Si usted le encasqueta un sombrero tejano, le coloca un cinturón con dos colt del 45, un chaleco de cuero, unos pantalones estrechos con zahones y unas botas de cuero con espuelas podría hacer frente al mismísimo Eastwood o a Lee Van Cliff.
Parece un personaje sacado de las novelas de M.L. Estefanía, o de las películas de Sergio Leone, pero desprende un halo de D. Quijote que le hace entrañable para muchos sureños.
Su coronel le ha encomendado una misión peor que imposible.
Su Ministerio tiene la misión de recuperar los antiguos oficios de “componedor” y “zurcidora”.

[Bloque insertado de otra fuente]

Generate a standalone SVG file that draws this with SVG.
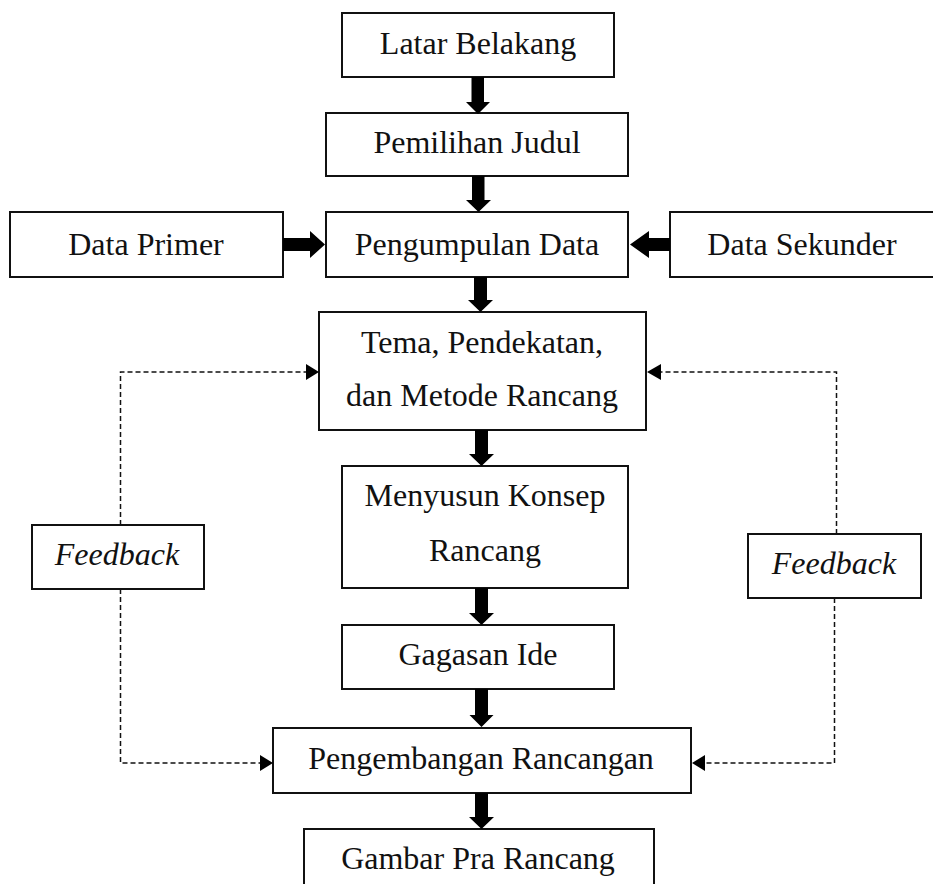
<svg xmlns="http://www.w3.org/2000/svg" width="933" height="884" viewBox="0 0 933 884">
<style>
.box{fill:#fff;stroke:#111;stroke-width:2}
.t{font-family:"Liberation Serif","Times New Roman",serif;font-size:32px;fill:#111;text-anchor:middle}
.it{font-style:italic}
.dash{fill:none;stroke:#111;stroke-width:1.5;stroke-dasharray:5 3}
.ah{fill:#000}
.big{fill:#000}
</style>
<rect width="933" height="884" fill="#fff"/>

<g id="latar"><rect class="box" x="342" y="13" width="272" height="64"/><text class="t" x="478" y="54">Latar Belakang</text></g>
<g id="pemilihan"><rect class="box" x="326" y="113" width="302" height="63"/><text class="t" x="477" y="153">Pemilihan Judul</text></g>
<g id="primer"><rect class="box" x="10" y="212" width="273" height="65"/><text class="t" x="146" y="255">Data Primer</text></g>
<g id="pengumpulan"><rect class="box" x="326" y="212" width="302" height="65"/><text class="t" x="477" y="255">Pengumpulan Data</text></g>
<g id="sekunder"><rect class="box" x="670" y="212" width="270" height="65"/><text class="t" x="802" y="255">Data Sekunder</text></g>
<g id="tema"><rect class="box" x="319" y="312" width="327" height="118"/><text class="t" x="482" y="353">Tema, Pendekatan,</text><text class="t" x="482" y="406">dan Metode Rancang</text></g>
<g id="menyusun"><rect class="box" x="342" y="466" width="286" height="122"/><text class="t" x="485" y="506">Menyusun Konsep</text><text class="t" x="485" y="561">Rancang</text></g>
<g id="feedbackL"><rect class="box" x="32" y="525" width="172" height="64"/><text class="t it" x="117" y="565">Feedback</text></g>
<g id="feedbackR"><rect class="box" x="748" y="534" width="173" height="64"/><text class="t it" x="834" y="574">Feedback</text></g>
<g id="gagasan"><rect class="box" x="342" y="625" width="272" height="64"/><text class="t" x="478" y="665">Gagasan Ide</text></g>
<g id="pengembangan"><rect class="box" x="273" y="728" width="418" height="65"/><text class="t" x="481" y="769">Pengembangan Rancangan</text></g>
<g id="gambar"><rect class="box" x="304" y="829" width="350" height="70"/><text class="t" x="478" y="869">Gambar Pra Rancang</text></g>

<g id="connectors">
<path class="big" d="M471.5,77 H484 V102 H490 L478,114 L466,102 H471.5 Z"/>
<path class="big" d="M472,176 H484.5 V200 H491 L478.5,212 L466,200 H472 Z"/>
<path class="big" d="M283,238 H310 V231 L325,244.5 L310,258 V251 H283 Z"/>
<path class="big" d="M670,238 H649 V231 L630,244.5 L649,258 V251 H670 Z"/>
<path class="big" d="M474,277 H487 V300 H493 L480.5,312 L468,300 H474 Z"/>
<path class="big" d="M475,430 H488 V454 H494 L481.5,466 L469,454 H475 Z"/>
<path class="big" d="M475,588 H488 V613 H494 L481.5,625 L469,613 H475 Z"/>
<path class="big" d="M475,689 H488 V715 H493.5 L481.5,727 L469.5,715 H475 Z"/>
<path class="big" d="M475,793 H488 V817 H494 L481.5,829 L469,817 H475 Z"/>

<path class="dash" d="M120.5,525 V372 H307"/>
<path class="ah" d="M306,364 L319,372 L306,380 Z"/>
<path class="dash" d="M120.5,589 V763 H260"/>
<path class="ah" d="M260,755 L273,763 L260,771 Z"/>
<path class="dash" d="M836.5,534 V372 H660"/>
<path class="ah" d="M661,364 L647,372 L661,380 Z"/>
<path class="dash" d="M834.5,598 V763 H704"/>
<path class="ah" d="M705,755 L692,763 L705,771 Z"/>
</g>
</svg>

Tiene que recomponer los restos de un pueblo que, curiosamente, han destrozado aquéllos a los que debe enfrentarse.
Tiene que coser primorosamente en carne viva los restos de una sociedad milenaria.
En su primera misión ya se ha cargado a la Troika, cúpula visible del mal que aqueja a su patria y a todos los sureños.
Guarda en la manga de su chupa de cuero un as de doble filo.
Los millones de sureños oprimidos por los mismos amos, expectantes por ver sus hazañas culminadas para unirse a su cruzada en la primera ocasión.
Del resultado de sus batallas dependen muchos futuros.
Por un lado, le ayudamos en su pelea.
Por el otro lado, somos un lastre por el temido “contagio”.
Sus armas son millones de ciudadanos detrás, una preparación académica que nadie podrá poner en duda y un convencimiento ciego en sus acciones.
No parece demasiado bagaje comparado con el potencial de sus enemigos. Además, según los estúpidos tiene sus defectos.
Parece ser que vive en una buena casa, come bien y bebe bien. La estupidez no puede comprender que una persona que tenga lo que llamamos “la vida resuelta” pueda involucrarse en la defensa de los más débiles.
Yo también soy Yanis Varoufakis.
Mis máximos respetos y mi deseo de que obtenga un triunfo razonable, pues total es imposible.